▶ WHAT IS REQUIRED: Print exactly, please, the lines from the top of the entries below up to and including the line with "const xTitle = 'Clock Amplitude (Vpp)';", and nothing else; pictures are excluded.

▶ INPUT FOR THIS TASK:
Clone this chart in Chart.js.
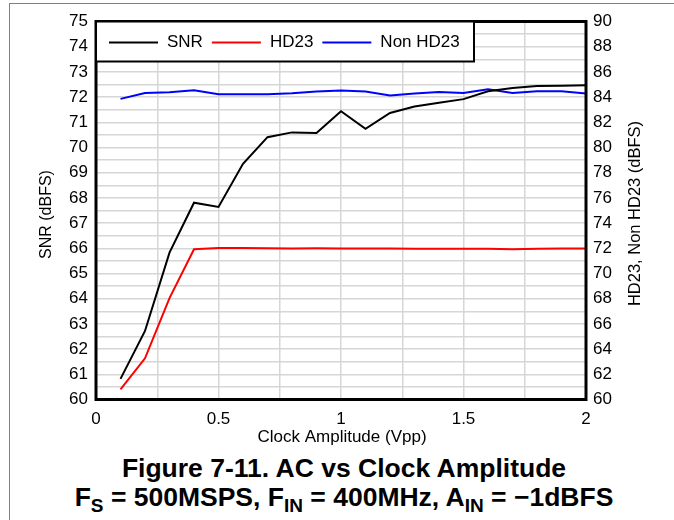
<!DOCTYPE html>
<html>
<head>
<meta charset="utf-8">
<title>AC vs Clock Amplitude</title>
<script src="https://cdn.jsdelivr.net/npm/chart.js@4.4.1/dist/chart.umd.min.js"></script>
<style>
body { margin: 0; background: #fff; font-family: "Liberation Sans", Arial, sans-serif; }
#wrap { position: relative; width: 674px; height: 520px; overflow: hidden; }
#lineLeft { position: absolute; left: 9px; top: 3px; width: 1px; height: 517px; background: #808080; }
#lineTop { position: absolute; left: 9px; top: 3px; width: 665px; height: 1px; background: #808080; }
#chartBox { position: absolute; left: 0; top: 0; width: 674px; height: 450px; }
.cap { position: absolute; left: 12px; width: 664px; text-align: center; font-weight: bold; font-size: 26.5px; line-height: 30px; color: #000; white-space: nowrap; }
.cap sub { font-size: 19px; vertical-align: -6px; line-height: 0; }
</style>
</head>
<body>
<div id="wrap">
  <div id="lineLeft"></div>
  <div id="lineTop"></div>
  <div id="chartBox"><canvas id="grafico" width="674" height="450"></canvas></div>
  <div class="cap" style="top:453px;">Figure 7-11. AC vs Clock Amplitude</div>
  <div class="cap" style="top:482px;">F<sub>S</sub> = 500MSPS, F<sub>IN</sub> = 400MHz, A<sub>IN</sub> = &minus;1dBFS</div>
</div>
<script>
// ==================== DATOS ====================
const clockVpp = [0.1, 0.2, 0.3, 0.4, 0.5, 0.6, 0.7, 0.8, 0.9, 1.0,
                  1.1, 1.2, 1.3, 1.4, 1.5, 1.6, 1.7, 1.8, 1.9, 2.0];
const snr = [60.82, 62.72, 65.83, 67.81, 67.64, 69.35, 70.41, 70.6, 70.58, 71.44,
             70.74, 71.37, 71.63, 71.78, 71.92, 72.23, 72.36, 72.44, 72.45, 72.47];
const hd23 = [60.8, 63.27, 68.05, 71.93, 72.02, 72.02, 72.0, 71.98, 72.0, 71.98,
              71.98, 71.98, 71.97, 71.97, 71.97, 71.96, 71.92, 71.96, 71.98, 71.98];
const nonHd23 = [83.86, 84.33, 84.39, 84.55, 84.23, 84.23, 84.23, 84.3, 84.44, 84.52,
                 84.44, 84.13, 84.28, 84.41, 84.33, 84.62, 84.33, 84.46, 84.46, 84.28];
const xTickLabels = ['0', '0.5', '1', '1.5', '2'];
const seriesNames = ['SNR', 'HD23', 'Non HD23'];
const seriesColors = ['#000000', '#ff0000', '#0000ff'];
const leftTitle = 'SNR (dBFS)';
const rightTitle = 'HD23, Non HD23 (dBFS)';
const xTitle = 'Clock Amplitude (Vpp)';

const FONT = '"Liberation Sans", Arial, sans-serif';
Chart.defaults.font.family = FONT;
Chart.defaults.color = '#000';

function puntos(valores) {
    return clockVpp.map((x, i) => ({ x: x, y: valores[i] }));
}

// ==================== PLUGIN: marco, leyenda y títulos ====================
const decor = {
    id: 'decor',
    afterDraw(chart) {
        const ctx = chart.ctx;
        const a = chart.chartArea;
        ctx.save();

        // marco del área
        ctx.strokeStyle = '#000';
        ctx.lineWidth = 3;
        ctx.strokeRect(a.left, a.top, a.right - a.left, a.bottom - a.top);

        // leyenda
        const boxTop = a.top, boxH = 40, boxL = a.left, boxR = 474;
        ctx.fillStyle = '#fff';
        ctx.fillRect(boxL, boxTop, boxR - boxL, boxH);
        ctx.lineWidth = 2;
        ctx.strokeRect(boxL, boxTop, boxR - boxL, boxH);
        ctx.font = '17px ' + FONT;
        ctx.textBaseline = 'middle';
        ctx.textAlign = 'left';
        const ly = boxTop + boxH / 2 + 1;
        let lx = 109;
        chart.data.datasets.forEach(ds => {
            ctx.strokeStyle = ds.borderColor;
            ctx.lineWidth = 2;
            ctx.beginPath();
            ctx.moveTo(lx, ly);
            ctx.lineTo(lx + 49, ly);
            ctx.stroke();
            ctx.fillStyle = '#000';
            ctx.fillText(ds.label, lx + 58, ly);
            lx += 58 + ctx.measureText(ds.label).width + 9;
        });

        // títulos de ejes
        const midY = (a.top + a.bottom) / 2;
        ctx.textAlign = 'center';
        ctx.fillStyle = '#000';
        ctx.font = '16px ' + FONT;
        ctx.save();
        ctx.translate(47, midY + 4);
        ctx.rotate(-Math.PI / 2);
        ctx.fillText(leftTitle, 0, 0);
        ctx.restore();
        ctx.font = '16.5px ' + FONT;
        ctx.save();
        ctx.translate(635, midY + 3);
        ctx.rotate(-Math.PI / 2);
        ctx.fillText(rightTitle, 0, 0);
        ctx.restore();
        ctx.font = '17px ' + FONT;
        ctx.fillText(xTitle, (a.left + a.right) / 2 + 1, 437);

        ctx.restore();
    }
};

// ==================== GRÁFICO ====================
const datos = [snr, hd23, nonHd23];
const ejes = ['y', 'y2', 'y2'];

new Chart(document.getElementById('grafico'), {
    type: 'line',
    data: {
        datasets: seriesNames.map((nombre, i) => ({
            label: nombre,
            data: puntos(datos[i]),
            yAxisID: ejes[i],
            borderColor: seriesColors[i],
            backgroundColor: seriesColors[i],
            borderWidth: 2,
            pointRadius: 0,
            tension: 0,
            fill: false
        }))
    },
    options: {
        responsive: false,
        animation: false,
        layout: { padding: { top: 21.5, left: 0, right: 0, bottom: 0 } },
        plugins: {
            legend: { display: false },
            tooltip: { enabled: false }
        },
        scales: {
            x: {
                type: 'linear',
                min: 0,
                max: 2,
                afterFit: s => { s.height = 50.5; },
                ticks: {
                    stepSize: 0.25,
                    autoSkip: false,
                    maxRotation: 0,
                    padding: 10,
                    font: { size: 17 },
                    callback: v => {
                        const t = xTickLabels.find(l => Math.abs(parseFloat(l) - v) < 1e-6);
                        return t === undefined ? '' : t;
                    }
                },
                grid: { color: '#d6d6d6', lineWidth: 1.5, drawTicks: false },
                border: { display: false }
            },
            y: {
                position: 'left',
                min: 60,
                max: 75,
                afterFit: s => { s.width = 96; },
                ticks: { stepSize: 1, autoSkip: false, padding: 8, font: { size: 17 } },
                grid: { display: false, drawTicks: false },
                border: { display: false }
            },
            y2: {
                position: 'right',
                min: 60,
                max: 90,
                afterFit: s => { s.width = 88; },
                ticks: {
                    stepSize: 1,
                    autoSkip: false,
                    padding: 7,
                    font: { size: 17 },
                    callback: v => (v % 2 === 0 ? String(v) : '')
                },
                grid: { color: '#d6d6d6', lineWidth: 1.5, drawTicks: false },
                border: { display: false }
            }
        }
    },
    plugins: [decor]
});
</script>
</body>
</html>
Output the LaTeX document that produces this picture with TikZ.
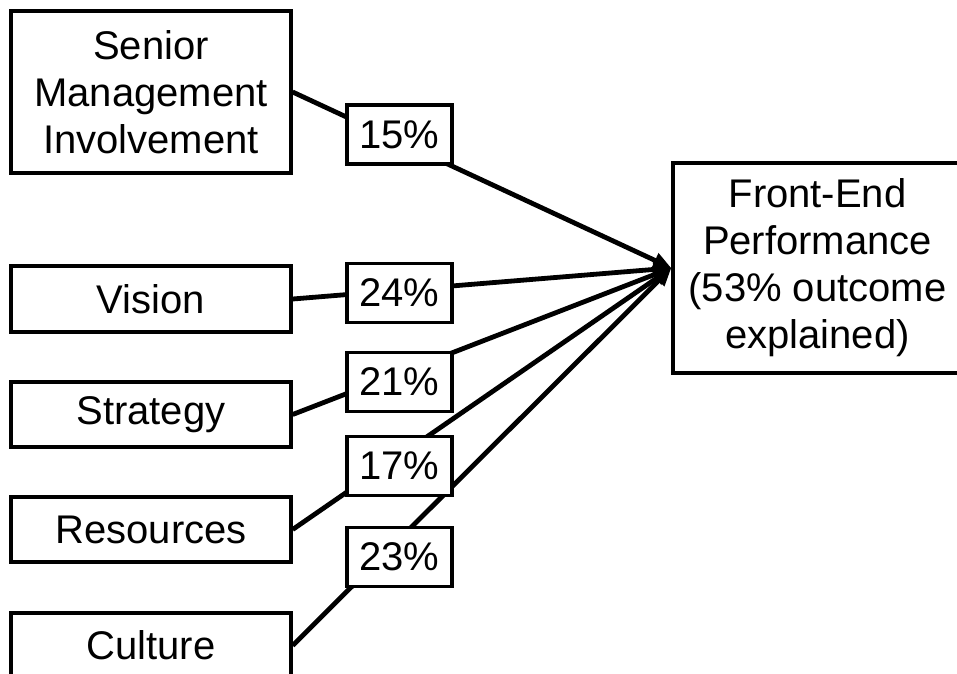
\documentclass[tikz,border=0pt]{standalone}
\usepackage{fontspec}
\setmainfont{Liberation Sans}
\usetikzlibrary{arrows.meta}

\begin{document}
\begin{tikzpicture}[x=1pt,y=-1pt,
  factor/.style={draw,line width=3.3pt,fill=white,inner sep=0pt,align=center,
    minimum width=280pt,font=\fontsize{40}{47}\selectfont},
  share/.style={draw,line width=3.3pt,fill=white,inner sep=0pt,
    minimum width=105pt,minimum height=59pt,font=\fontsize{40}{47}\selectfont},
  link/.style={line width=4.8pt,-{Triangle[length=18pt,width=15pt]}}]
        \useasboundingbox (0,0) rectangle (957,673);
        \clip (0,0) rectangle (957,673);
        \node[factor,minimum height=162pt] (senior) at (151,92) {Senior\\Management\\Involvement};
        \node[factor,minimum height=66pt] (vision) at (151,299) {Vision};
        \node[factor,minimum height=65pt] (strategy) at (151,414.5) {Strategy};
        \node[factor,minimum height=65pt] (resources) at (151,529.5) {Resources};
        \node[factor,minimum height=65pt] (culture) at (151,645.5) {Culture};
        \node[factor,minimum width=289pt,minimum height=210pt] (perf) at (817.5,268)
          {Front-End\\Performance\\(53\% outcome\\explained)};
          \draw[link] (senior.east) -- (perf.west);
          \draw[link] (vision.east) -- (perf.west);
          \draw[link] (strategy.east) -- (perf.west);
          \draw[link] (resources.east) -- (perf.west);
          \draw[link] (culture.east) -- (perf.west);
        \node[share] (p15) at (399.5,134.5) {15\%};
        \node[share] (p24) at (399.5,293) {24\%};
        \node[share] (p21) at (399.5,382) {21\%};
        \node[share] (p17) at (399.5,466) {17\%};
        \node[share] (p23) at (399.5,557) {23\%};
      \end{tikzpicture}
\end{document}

▶ RESPONSE TO THIS TASK:
Clone this chart in Chart.js.
<!DOCTYPE html>
<html>
<head>
<meta charset="utf-8">
<title>AC vs Clock Amplitude</title>
<script src="https://cdn.jsdelivr.net/npm/chart.js@4.4.1/dist/chart.umd.min.js"></script>
<style>
body { margin: 0; background: #fff; font-family: "Liberation Sans", Arial, sans-serif; }
#wrap { position: relative; width: 674px; height: 520px; overflow: hidden; }
#lineLeft { position: absolute; left: 9px; top: 3px; width: 1px; height: 517px; background: #808080; }
#lineTop { position: absolute; left: 9px; top: 3px; width: 665px; height: 1px; background: #808080; }
#chartBox { position: absolute; left: 0; top: 0; width: 674px; height: 450px; }
.cap { position: absolute; left: 12px; width: 664px; text-align: center; font-weight: bold; font-size: 26.5px; line-height: 30px; color: #000; white-space: nowrap; }
.cap sub { font-size: 19px; vertical-align: -6px; line-height: 0; }
</style>
</head>
<body>
<div id="wrap">
  <div id="lineLeft"></div>
  <div id="lineTop"></div>
  <div id="chartBox"><canvas id="grafico" width="674" height="450"></canvas></div>
  <div class="cap" style="top:453px;">Figure 7-11. AC vs Clock Amplitude</div>
  <div class="cap" style="top:482px;">F<sub>S</sub> = 500MSPS, F<sub>IN</sub> = 400MHz, A<sub>IN</sub> = &minus;1dBFS</div>
</div>
<script>
// ==================== DATOS ====================
const clockVpp = [0.1, 0.2, 0.3, 0.4, 0.5, 0.6, 0.7, 0.8, 0.9, 1.0,
                  1.1, 1.2, 1.3, 1.4, 1.5, 1.6, 1.7, 1.8, 1.9, 2.0];
const snr = [60.82, 62.72, 65.83, 67.81, 67.64, 69.35, 70.41, 70.6, 70.58, 71.44,
             70.74, 71.37, 71.63, 71.78, 71.92, 72.23, 72.36, 72.44, 72.45, 72.47];
const hd23 = [60.8, 63.27, 68.05, 71.93, 72.02, 72.02, 72.0, 71.98, 72.0, 71.98,
              71.98, 71.98, 71.97, 71.97, 71.97, 71.96, 71.92, 71.96, 71.98, 71.98];
const nonHd23 = [83.86, 84.33, 84.39, 84.55, 84.23, 84.23, 84.23, 84.3, 84.44, 84.52,
                 84.44, 84.13, 84.28, 84.41, 84.33, 84.62, 84.33, 84.46, 84.46, 84.28];
const xTickLabels = ['0', '0.5', '1', '1.5', '2'];
const seriesNames = ['SNR', 'HD23', 'Non HD23'];
const seriesColors = ['#000000', '#ff0000', '#0000ff'];
const leftTitle = 'SNR (dBFS)';
const rightTitle = 'HD23, Non HD23 (dBFS)';
const xTitle = 'Clock Amplitude (Vpp)';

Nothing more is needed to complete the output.